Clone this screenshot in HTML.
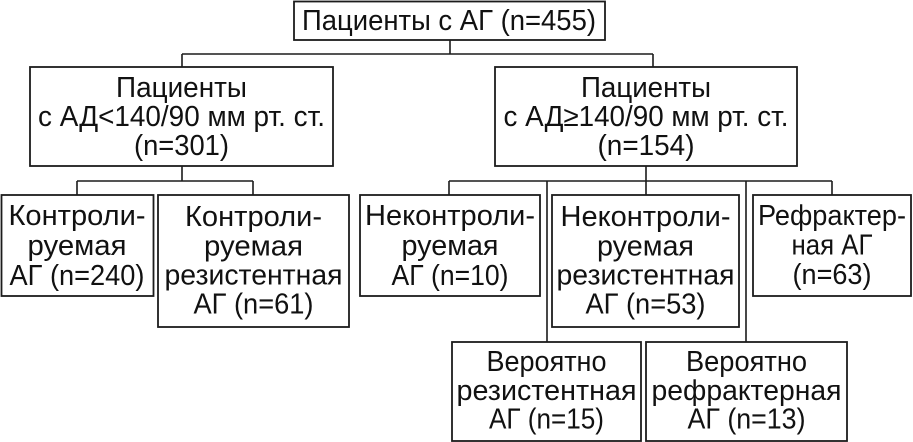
<!DOCTYPE html>
<html>
<head>
<meta charset="utf-8">
<style>
  html, body { margin: 0; padding: 0; background: #fff; }
  svg { display: block; }
  text { font-family: "Liberation Sans", "DejaVu Sans", sans-serif; font-size: 28.5px; fill: #111; text-anchor: middle; }
  .b { fill: #fff; stroke: #1c1c1c; stroke-width: 1.8; }
  .l { fill: none; stroke: #1c1c1c; stroke-width: 1.6; }
</style>
</head>
<body>
<svg width="913" height="442" viewBox="0 0 913 442" xmlns="http://www.w3.org/2000/svg">
  <!-- connectors -->
  <path class="l" d="M450 40 V54 M182 54 H653 M182 54 V67 M653 54 V67"/>
  <path class="l" d="M182 166 V181 M77 181 H253 M77 181 V195 M253 181 V195"/>
  <path class="l" d="M646 166 V181 M449 181 H832 M449 181 V195 M646 181 V195 M832 181 V195 M547 181 V342 M746 181 V342"/>

  <!-- top -->
  <rect class="b" x="294" y="1.5" width="311" height="38.5"/>
  <text x="449" y="30" textLength="294" lengthAdjust="spacingAndGlyphs">Пациенты с АГ (n=455)</text>

  <!-- level 2 -->
  <rect class="b" x="30" y="67" width="303" height="99"/>
  <text x="181.5" y="97" textLength="131" lengthAdjust="spacingAndGlyphs">Пациенты</text>
  <text x="181.5" y="126" textLength="287" lengthAdjust="spacingAndGlyphs">с АД&lt;140/90 мм рт. ст.</text>
  <text x="181.5" y="155" textLength="95" lengthAdjust="spacingAndGlyphs">(n=301)</text>

  <rect class="b" x="495" y="67" width="302" height="99"/>
  <text x="646" y="97" textLength="130" lengthAdjust="spacingAndGlyphs">Пациенты</text>
  <text x="646" y="126" textLength="285" lengthAdjust="spacingAndGlyphs">с АД≥140/90 мм рт. ст.</text>
  <text x="646" y="155" textLength="97" lengthAdjust="spacingAndGlyphs">(n=154)</text>

  <!-- level 3 -->
  <rect class="b" x="1.5" y="195" width="152" height="101"/>
  <text x="77" y="225" textLength="137" lengthAdjust="spacingAndGlyphs">Контроли-</text>
  <text x="77" y="255" textLength="99" lengthAdjust="spacingAndGlyphs">руемая</text>
  <text x="77" y="285" textLength="135" lengthAdjust="spacingAndGlyphs">АГ (n=240)</text>

  <rect class="b" x="158" y="195" width="191" height="132"/>
  <text x="253.5" y="226" textLength="137" lengthAdjust="spacingAndGlyphs">Контроли-</text>
  <text x="253.5" y="255.5" textLength="99" lengthAdjust="spacingAndGlyphs">руемая</text>
  <text x="253.5" y="284.5" textLength="178" lengthAdjust="spacingAndGlyphs">резистентная</text>
  <text x="253.5" y="313.5" textLength="120" lengthAdjust="spacingAndGlyphs">АГ (n=61)</text>

  <rect class="b" x="360" y="195" width="180" height="101"/>
  <text x="450" y="225" textLength="170" lengthAdjust="spacingAndGlyphs">Неконтроли-</text>
  <text x="450" y="255" textLength="97" lengthAdjust="spacingAndGlyphs">руемая</text>
  <text x="450" y="285" textLength="117" lengthAdjust="spacingAndGlyphs">АГ (n=10)</text>

  <rect class="b" x="552" y="195" width="187" height="132"/>
  <text x="645.5" y="226" textLength="170" lengthAdjust="spacingAndGlyphs">Неконтроли-</text>
  <text x="645.5" y="255.5" textLength="97" lengthAdjust="spacingAndGlyphs">руемая</text>
  <text x="645.5" y="284.5" textLength="178" lengthAdjust="spacingAndGlyphs">резистентная</text>
  <text x="645.5" y="313.5" textLength="120" lengthAdjust="spacingAndGlyphs">АГ (n=53)</text>

  <rect class="b" x="753" y="195" width="158" height="101"/>
  <text x="832" y="225" textLength="148" lengthAdjust="spacingAndGlyphs">Рефрактер-</text>
  <text x="832" y="254.5" textLength="81" lengthAdjust="spacingAndGlyphs">ная АГ</text>
  <text x="832" y="284" textLength="79" lengthAdjust="spacingAndGlyphs">(n=63)</text>

  <!-- level 4 -->
  <rect class="b" x="452" y="342" width="189" height="99"/>
  <text x="546.5" y="371" textLength="120" lengthAdjust="spacingAndGlyphs">Вероятно</text>
  <text x="546.5" y="400" textLength="180" lengthAdjust="spacingAndGlyphs">резистентная</text>
  <text x="546.5" y="428.5" textLength="115" lengthAdjust="spacingAndGlyphs">АГ (n=15)</text>

  <rect class="b" x="646" y="342" width="201" height="99"/>
  <text x="746.5" y="371" textLength="121" lengthAdjust="spacingAndGlyphs">Вероятно</text>
  <text x="746.5" y="400" textLength="190" lengthAdjust="spacingAndGlyphs">рефрактерная</text>
  <text x="746.5" y="428.5" textLength="118" lengthAdjust="spacingAndGlyphs">АГ (n=13)</text>
</svg>
</body>
</html>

== Exercise directions ==
Pictures are excluded: retype only the lines from the beginning of the listing above through the line with "с АГ (n=455)</text>", both included.

== Completed exercise ==
Clone this screenshot in HTML.
<!DOCTYPE html>
<html>
<head>
<meta charset="utf-8">
<style>
  html, body { margin: 0; padding: 0; background: #fff; }
  svg { display: block; }
  text { font-family: "Liberation Sans", "DejaVu Sans", sans-serif; font-size: 28.5px; fill: #111; text-anchor: middle; }
  .b { fill: #fff; stroke: #1c1c1c; stroke-width: 1.8; }
  .l { fill: none; stroke: #1c1c1c; stroke-width: 1.6; }
</style>
</head>
<body>
<svg width="913" height="442" viewBox="0 0 913 442" xmlns="http://www.w3.org/2000/svg">
  <!-- connectors -->
  <path class="l" d="M450 40 V54 M182 54 H653 M182 54 V67 M653 54 V67"/>
  <path class="l" d="M182 166 V181 M77 181 H253 M77 181 V195 M253 181 V195"/>
  <path class="l" d="M646 166 V181 M449 181 H832 M449 181 V195 M646 181 V195 M832 181 V195 M547 181 V342 M746 181 V342"/>

  <!-- top -->
  <rect class="b" x="294" y="1.5" width="311" height="38.5"/>
  <text x="449" y="30" textLength="294" lengthAdjust="spacingAndGlyphs">Пациенты с АГ (n=455)</text>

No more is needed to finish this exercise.